--- Required work ---
Transcribe the material exactly. Images do not belong in the copy.

········

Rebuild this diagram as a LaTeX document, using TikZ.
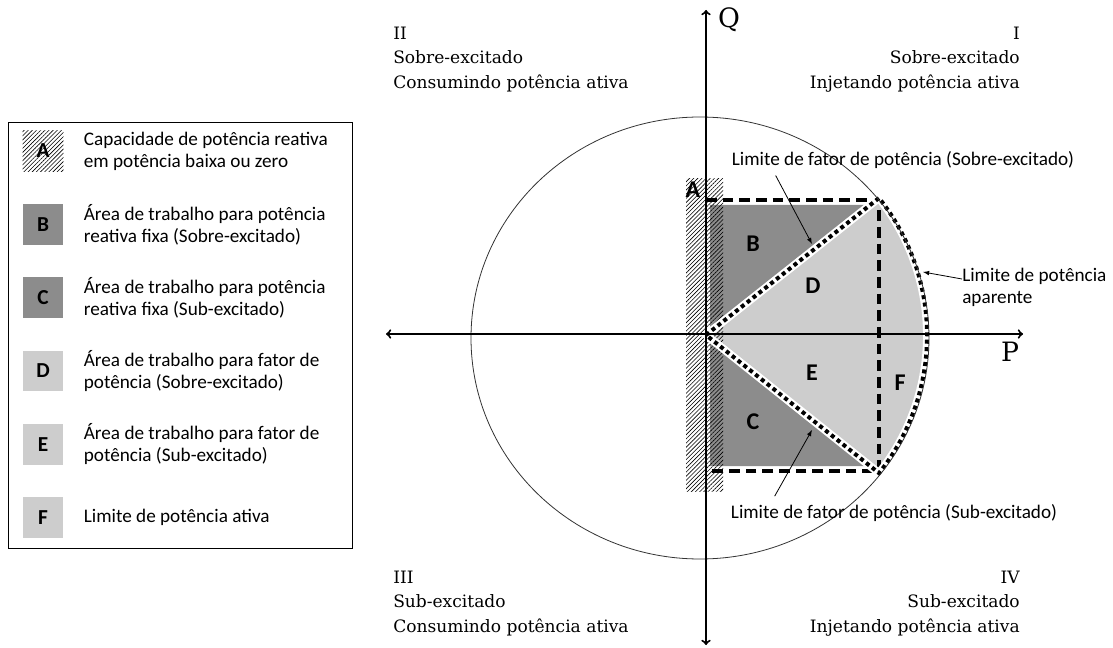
\documentclass[tikz,border=0pt]{standalone}
\usepackage{fontspec}
\setmainfont{DejaVu Serif}
\newfontfamily\calfont{Carlito}
\usetikzlibrary{arrows,patterns.meta,positioning}

\definecolor{darkarea}{RGB}{140,140,140}
\definecolor{lightarea}{RGB}{205,205,205}

\begin{document}
\begin{tikzpicture}[x=0.75pt,y=-0.75pt,node distance=55pt,
  axis/.style={<->,>=to,line width=1.5pt},
  pointer/.style={-latex,line width=0.6pt},
  hatch/.style={pattern={Lines[angle=45,distance=2.2pt,line width=0.45pt]}},
  border/.style={white,line width=6pt},
  limit/.style={line width=3pt,dash pattern=on 3pt off 2.6pt},
  work/.style={line width=2.8pt,dash pattern=on 8pt off 4.5pt},
  note/.style={font=\calfont\fontsize{14.4}{16.5}\selectfont,align=left,inner sep=0pt},
  quad/.style={font=\fontsize{12.8}{18.2}\selectfont,inner sep=0pt},
  letter/.style={font=\calfont\bfseries\fontsize{18}{18}\selectfont},
  key/.style={minimum size=30.5pt,inner sep=0pt,font=\calfont\bfseries\fontsize{16}{16}\selectfont}]

  \useasboundingbox (0,0) rectangle (1113,648);

  % operating region
  \coordinate (O) at (706,335);
  \coordinate (T) at (879,198);
  \fill[lightarea] (O) -- (T) arc[start angle=-38.5,end angle=38.5,radius=221] -- cycle;
  \fill[darkarea] (710,205) -- (870,205) -- (710,331) -- cycle;
  \fill[darkarea] (710,466) -- (870,466) -- (710,339) -- cycle;
  \fill[hatch] (686,179) rectangle (723,491);
  \draw[work] (706,200) -- (879,200) -- (879,471) -- (706,471);
  \draw[border] (O) -- (T) arc[start angle=-38.5,end angle=38.5,radius=221] -- cycle;
  \draw[limit] (O) -- (T) arc[start angle=-38.5,end angle=38.5,radius=221] -- cycle;
  \draw[line width=0.6pt,black!80] (700,338) ellipse[x radius=229,y radius=221];

  % axes
  \coordinate (Qtop) at (706,10);
  \coordinate (Qbot) at (706,645);
  \coordinate (Pleft) at (386,334);
  \coordinate (Pright) at (1023,334);
  \draw[axis] (Qbot) -- (Qtop);
  \draw[axis] (Pleft) -- (Pright);
  \node[font=\fontsize{20}{20}\selectfont] (Q) at (729,20) {Q};
  \node[font=\fontsize{20}{20}\selectfont] (P) at (1010,352) {P};

  % quadrants
  \node[quad,anchor=north west,align=left] (q2) at (393,27) {II\\Sobre-excitado\\Consumindo potência ativa};
  \node[quad,anchor=north east,align=right] (q1) at (1020,27) {I\\Sobre-excitado\\Injetando potência ativa};
  \node[quad,anchor=north west,align=left] (q3) at (393,571) {III\\Sub-excitado\\Consumindo potência ativa};
  \node[quad,anchor=north east,align=right] (q4) at (1020,571) {IV\\Sub-excitado\\Injetando potência ativa};

  % area letters
  \node[letter] (a) at (693,190) {A};
  \node[letter] (b) at (753,244) {B};
  \node[letter] (c) at (753,422) {C};
  \node[letter] (d) at (813,286) {D};
  \node[letter] (e) at (812,373) {E};
  \node[letter] (f) at (900,383) {F};

  % limits
  \node[note] (lfs) at (903,160) {Limite de fator de potência (Sobre-excitado)};
  \node[note] (lfu) at (894,513) {Limite de fator de potência (Sub-excitado)};
  \node[note,anchor=west] (lpa) at (962,287) {Limite de potência\\aparente};
  \coordinate (p1) at (812,244);
  \coordinate (p2) at (812,430);
  \coordinate (p3) at (923,272);
  \draw[pointer] ([xshift=33pt,yshift=-5pt]lfs.south west) -- (p1);
  \draw[pointer] ([xshift=33pt,yshift=6pt]lfu.north west) -- (p2);
  \draw[pointer] ([yshift=6pt]lpa.west) -- (p3);

  % legend
  \draw[line width=0.6pt] (8,122) rectangle (352,548);
  \node[key,hatch] (ka) at (43,151) {A};
  \node[key,fill=darkarea] (kb) [below of=ka] {B};
  \node[key,fill=darkarea] (kc) [below of=kb] {C};
  \node[key,fill=lightarea] (kd) [below of=kc] {D};
  \node[key,fill=lightarea] (ke) [below of=kd] {E};
  \node[key,fill=lightarea] (kf) [below of=ke] {F};
  \node[note,right=15pt of ka] (ta) {Capacidade de potência reativa\\em potência baixa ou zero};
  \node[note,right=15pt of kb] (tb) {Área de trabalho para potência\\reativa fixa (Sobre-excitado)};
  \node[note,right=15pt of kc] (tc) {Área de trabalho para potência\\reativa fixa (Sub-excitado)};
  \node[note,right=15pt of kd] (td) {Área de trabalho para fator de\\potência (Sobre-excitado)};
  \node[note,right=15pt of ke] (te) {Área de trabalho para fator de\\potência (Sub-excitado)};
  \node[note,right=15pt of kf] (tf) {Limite de potência ativa};
\end{tikzpicture}
\end{document}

········

--- Solution to this problem ---
Rebuild this diagram as a LaTeX document, using TikZ.
\documentclass[tikz,border=0pt]{standalone}
\usepackage{fontspec}
\setmainfont{DejaVu Serif}
\newfontfamily\calfont{Carlito}
\usetikzlibrary{arrows,patterns.meta,positioning}

\definecolor{darkarea}{RGB}{140,140,140}
\definecolor{lightarea}{RGB}{205,205,205}

\begin{document}
\begin{tikzpicture}[x=0.75pt,y=-0.75pt,node distance=55pt,
  axis/.style={<->,>=to,line width=1.5pt},
  pointer/.style={-latex,line width=0.6pt},
  hatch/.style={pattern={Lines[angle=45,distance=2.2pt,line width=0.45pt]}},
  border/.style={white,line width=6pt},
  limit/.style={line width=3pt,dash pattern=on 3pt off 2.6pt},
  work/.style={line width=2.8pt,dash pattern=on 8pt off 4.5pt},
  note/.style={font=\calfont\fontsize{14.4}{16.5}\selectfont,align=left,inner sep=0pt},
  quad/.style={font=\fontsize{12.8}{18.2}\selectfont,inner sep=0pt},
  letter/.style={font=\calfont\bfseries\fontsize{18}{18}\selectfont},
  key/.style={minimum size=30.5pt,inner sep=0pt,font=\calfont\bfseries\fontsize{16}{16}\selectfont}]

  \useasboundingbox (0,0) rectangle (1113,648);

  % operating region
  \coordinate (O) at (706,335);
  \coordinate (T) at (879,198);
  \fill[lightarea] (O) -- (T) arc[start angle=-38.5,end angle=38.5,radius=221] -- cycle;
  \fill[darkarea] (710,205) -- (870,205) -- (710,331) -- cycle;
  \fill[darkarea] (710,466) -- (870,466) -- (710,339) -- cycle;
  \fill[hatch] (686,179) rectangle (723,491);
  \draw[work] (706,200) -- (879,200) -- (879,471) -- (706,471);
  \draw[border] (O) -- (T) arc[start angle=-38.5,end angle=38.5,radius=221] -- cycle;
  \draw[limit] (O) -- (T) arc[start angle=-38.5,end angle=38.5,radius=221] -- cycle;
  \draw[line width=0.6pt,black!80] (700,338) ellipse[x radius=229,y radius=221];

  % axes
  \coordinate (Qtop) at (706,10);
  \coordinate (Qbot) at (706,645);
  \coordinate (Pleft) at (386,334);
  \coordinate (Pright) at (1023,334);
  \draw[axis] (Qbot) -- (Qtop);
  \draw[axis] (Pleft) -- (Pright);
  \node[font=\fontsize{20}{20}\selectfont] (Q) at (729,20) {Q};
  \node[font=\fontsize{20}{20}\selectfont] (P) at (1010,352) {P};

  % quadrants
  \node[quad,anchor=north west,align=left] (q2) at (393,27) {II\\Sobre-excitado\\Consumindo potência ativa};
  \node[quad,anchor=north east,align=right] (q1) at (1020,27) {I\\Sobre-excitado\\Injetando potência ativa};
  \node[quad,anchor=north west,align=left] (q3) at (393,571) {III\\Sub-excitado\\Consumindo potência ativa};
  \node[quad,anchor=north east,align=right] (q4) at (1020,571) {IV\\Sub-excitado\\Injetando potência ativa};

  % area letters
  \node[letter] (a) at (693,190) {A};
  \node[letter] (b) at (753,244) {B};
  \node[letter] (c) at (753,422) {C};
  \node[letter] (d) at (813,286) {D};
  \node[letter] (e) at (812,373) {E};
  \node[letter] (f) at (900,383) {F};

  % limits
  \node[note] (lfs) at (903,160) {Limite de fator de potência (Sobre-excitado)};
  \node[note] (lfu) at (894,513) {Limite de fator de potência (Sub-excitado)};
  \node[note,anchor=west] (lpa) at (962,287) {Limite de potência\\aparente};
  \coordinate (p1) at (812,244);
  \coordinate (p2) at (812,430);
  \coordinate (p3) at (923,272);
  \draw[pointer] ([xshift=33pt,yshift=-5pt]lfs.south west) -- (p1);
  \draw[pointer] ([xshift=33pt,yshift=6pt]lfu.north west) -- (p2);
  \draw[pointer] ([yshift=6pt]lpa.west) -- (p3);

  % legend
  \draw[line width=0.6pt] (8,122) rectangle (352,548);
  \node[key,hatch] (ka) at (43,151) {A};
  \node[key,fill=darkarea] (kb) [below of=ka] {B};
  \node[key,fill=darkarea] (kc) [below of=kb] {C};
  \node[key,fill=lightarea] (kd) [below of=kc] {D};
  \node[key,fill=lightarea] (ke) [below of=kd] {E};
  \node[key,fill=lightarea] (kf) [below of=ke] {F};
  \node[note,right=15pt of ka] (ta) {Capacidade de potência reativa\\em potência baixa ou zero};
  \node[note,right=15pt of kb] (tb) {Área de trabalho para potência\\reativa fixa (Sobre-excitado)};
  \node[note,right=15pt of kc] (tc) {Área de trabalho para potência\\reativa fixa (Sub-excitado)};
  \node[note,right=15pt of kd] (td) {Área de trabalho para fator de\\potência (Sobre-excitado)};
  \node[note,right=15pt of ke] (te) {Área de trabalho para fator de\\potência (Sub-excitado)};
  \node[note,right=15pt of kf] (tf) {Limite de potência ativa};
\end{tikzpicture}
\end{document}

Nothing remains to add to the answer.